> _What is expected_:
Gather each line of the records where "Python" appears.

> _Working data_:
....
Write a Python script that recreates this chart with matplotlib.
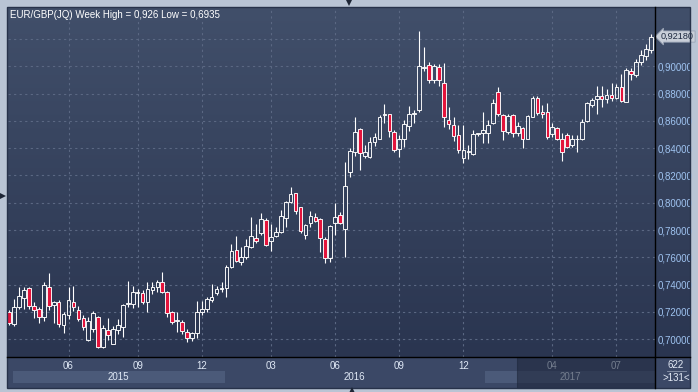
....
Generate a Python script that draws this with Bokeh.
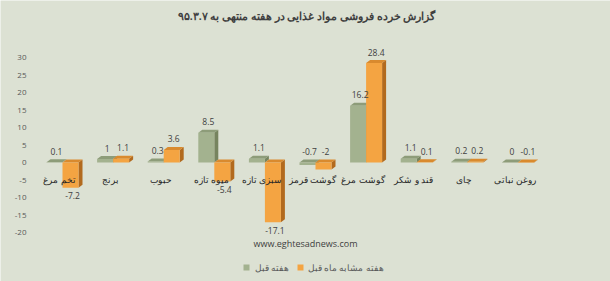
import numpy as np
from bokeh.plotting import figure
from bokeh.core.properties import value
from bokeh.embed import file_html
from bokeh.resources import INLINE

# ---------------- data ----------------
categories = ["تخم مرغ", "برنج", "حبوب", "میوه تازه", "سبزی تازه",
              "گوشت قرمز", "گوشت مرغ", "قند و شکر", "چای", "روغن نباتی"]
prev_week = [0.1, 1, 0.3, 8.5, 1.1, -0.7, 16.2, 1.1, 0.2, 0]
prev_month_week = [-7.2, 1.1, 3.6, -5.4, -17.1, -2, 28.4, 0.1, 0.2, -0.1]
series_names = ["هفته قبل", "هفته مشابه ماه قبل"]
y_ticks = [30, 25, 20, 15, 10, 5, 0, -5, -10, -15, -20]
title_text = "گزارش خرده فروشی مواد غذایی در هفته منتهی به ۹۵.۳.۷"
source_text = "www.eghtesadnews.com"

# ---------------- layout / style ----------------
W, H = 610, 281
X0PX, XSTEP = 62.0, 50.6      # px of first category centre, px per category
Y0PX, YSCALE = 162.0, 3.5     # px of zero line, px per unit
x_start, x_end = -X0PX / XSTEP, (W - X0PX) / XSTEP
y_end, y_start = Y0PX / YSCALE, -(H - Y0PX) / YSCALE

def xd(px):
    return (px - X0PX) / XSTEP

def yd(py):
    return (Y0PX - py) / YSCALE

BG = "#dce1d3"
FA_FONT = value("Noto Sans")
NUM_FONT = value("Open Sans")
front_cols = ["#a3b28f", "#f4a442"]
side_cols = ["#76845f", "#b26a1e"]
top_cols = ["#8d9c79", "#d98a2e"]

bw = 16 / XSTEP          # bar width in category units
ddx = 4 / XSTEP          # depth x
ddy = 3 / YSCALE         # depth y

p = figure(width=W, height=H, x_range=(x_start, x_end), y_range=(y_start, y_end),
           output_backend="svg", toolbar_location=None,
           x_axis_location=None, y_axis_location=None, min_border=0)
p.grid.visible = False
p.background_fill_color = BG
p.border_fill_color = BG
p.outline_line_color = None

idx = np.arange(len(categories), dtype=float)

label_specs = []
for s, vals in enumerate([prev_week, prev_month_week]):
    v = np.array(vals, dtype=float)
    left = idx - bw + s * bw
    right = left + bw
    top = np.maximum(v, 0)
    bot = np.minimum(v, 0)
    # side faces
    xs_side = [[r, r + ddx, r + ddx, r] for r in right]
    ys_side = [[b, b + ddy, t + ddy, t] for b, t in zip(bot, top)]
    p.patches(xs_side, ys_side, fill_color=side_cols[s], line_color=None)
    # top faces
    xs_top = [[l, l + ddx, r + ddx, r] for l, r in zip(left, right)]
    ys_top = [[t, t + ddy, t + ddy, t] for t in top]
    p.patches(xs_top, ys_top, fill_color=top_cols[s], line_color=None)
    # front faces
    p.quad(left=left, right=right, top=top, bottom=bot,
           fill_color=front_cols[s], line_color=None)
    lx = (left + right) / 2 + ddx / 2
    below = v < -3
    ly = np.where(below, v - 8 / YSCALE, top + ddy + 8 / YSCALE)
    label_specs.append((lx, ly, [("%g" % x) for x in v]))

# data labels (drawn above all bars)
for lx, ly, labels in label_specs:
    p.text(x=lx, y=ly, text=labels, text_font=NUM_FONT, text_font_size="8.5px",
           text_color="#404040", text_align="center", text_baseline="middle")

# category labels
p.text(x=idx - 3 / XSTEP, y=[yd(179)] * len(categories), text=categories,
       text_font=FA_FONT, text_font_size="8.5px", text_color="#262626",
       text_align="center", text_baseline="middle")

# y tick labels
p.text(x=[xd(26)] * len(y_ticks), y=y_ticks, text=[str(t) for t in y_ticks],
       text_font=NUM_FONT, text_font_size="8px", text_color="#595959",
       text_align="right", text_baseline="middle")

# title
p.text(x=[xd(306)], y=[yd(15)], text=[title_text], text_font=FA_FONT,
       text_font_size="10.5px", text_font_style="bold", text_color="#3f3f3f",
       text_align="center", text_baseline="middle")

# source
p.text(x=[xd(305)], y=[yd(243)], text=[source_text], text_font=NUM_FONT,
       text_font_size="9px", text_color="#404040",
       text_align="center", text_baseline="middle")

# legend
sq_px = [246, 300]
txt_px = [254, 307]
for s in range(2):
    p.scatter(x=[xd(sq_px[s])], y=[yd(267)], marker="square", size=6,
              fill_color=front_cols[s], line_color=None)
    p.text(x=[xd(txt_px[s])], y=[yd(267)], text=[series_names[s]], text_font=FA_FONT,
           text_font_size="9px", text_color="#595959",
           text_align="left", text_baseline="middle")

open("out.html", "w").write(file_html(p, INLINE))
....
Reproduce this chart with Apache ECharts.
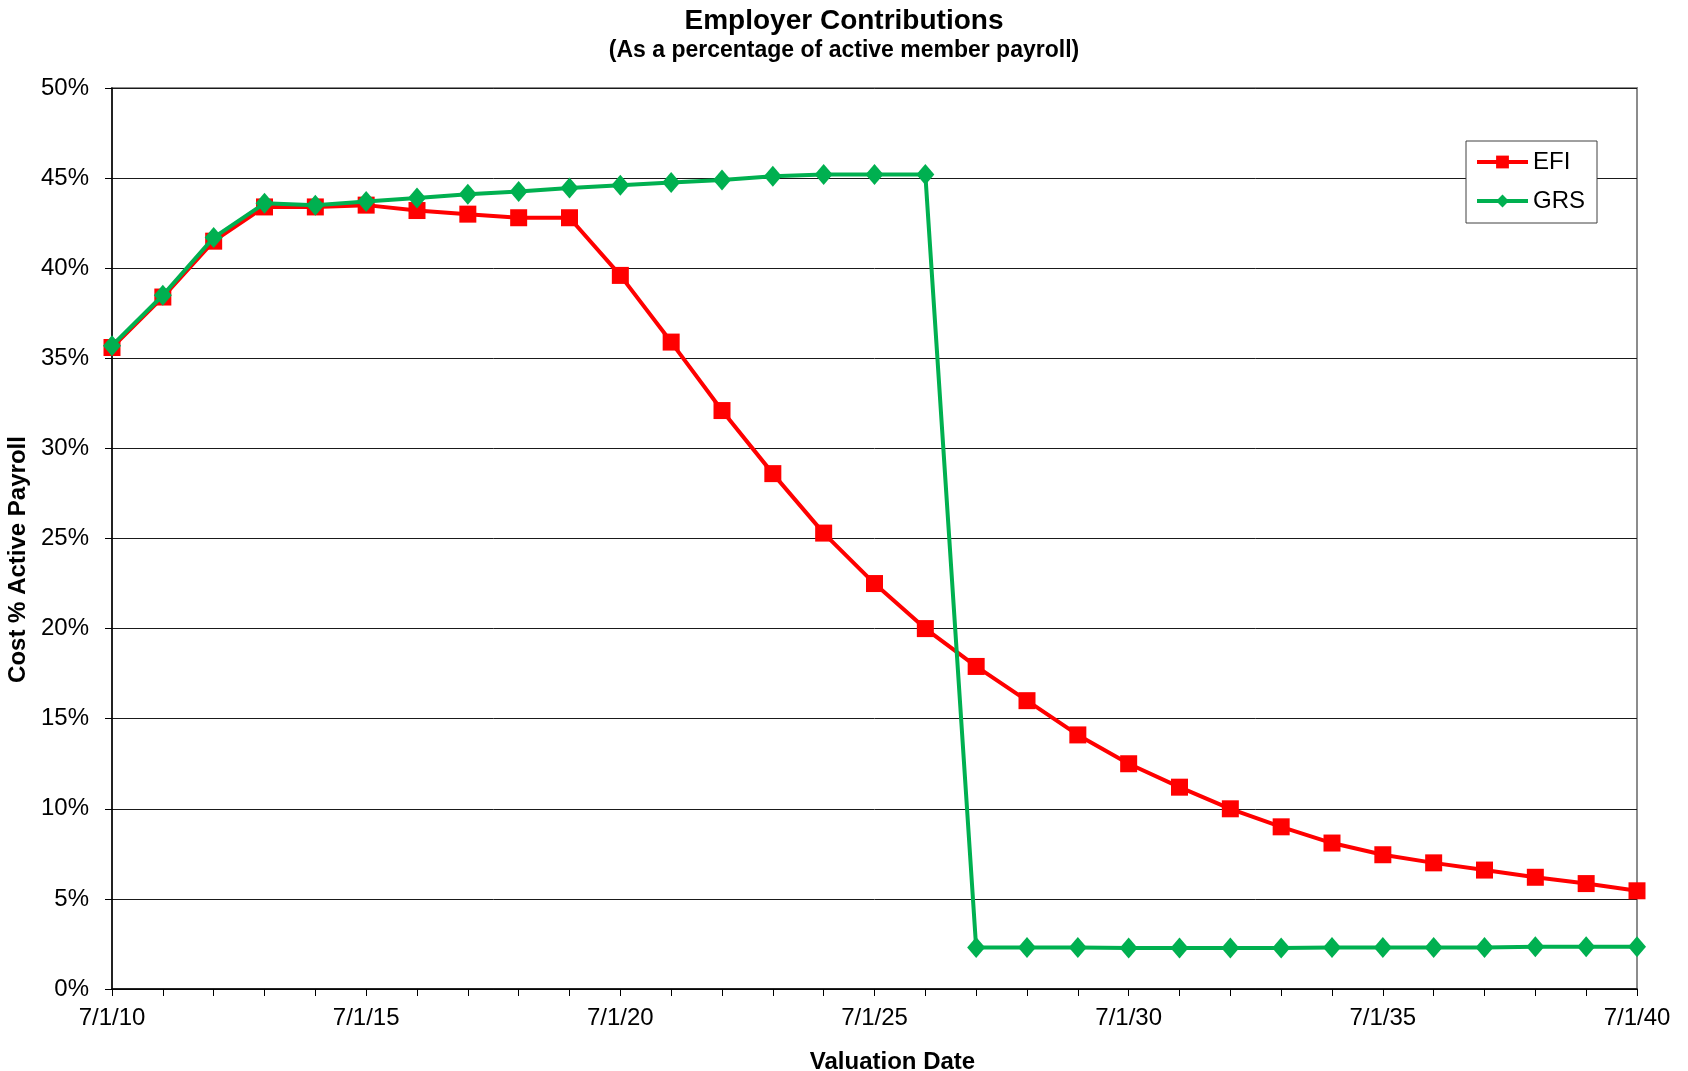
....
> _Solved problem_:
Write a Python script that recreates this chart with matplotlib.
Generate a Python script that draws this with Bokeh.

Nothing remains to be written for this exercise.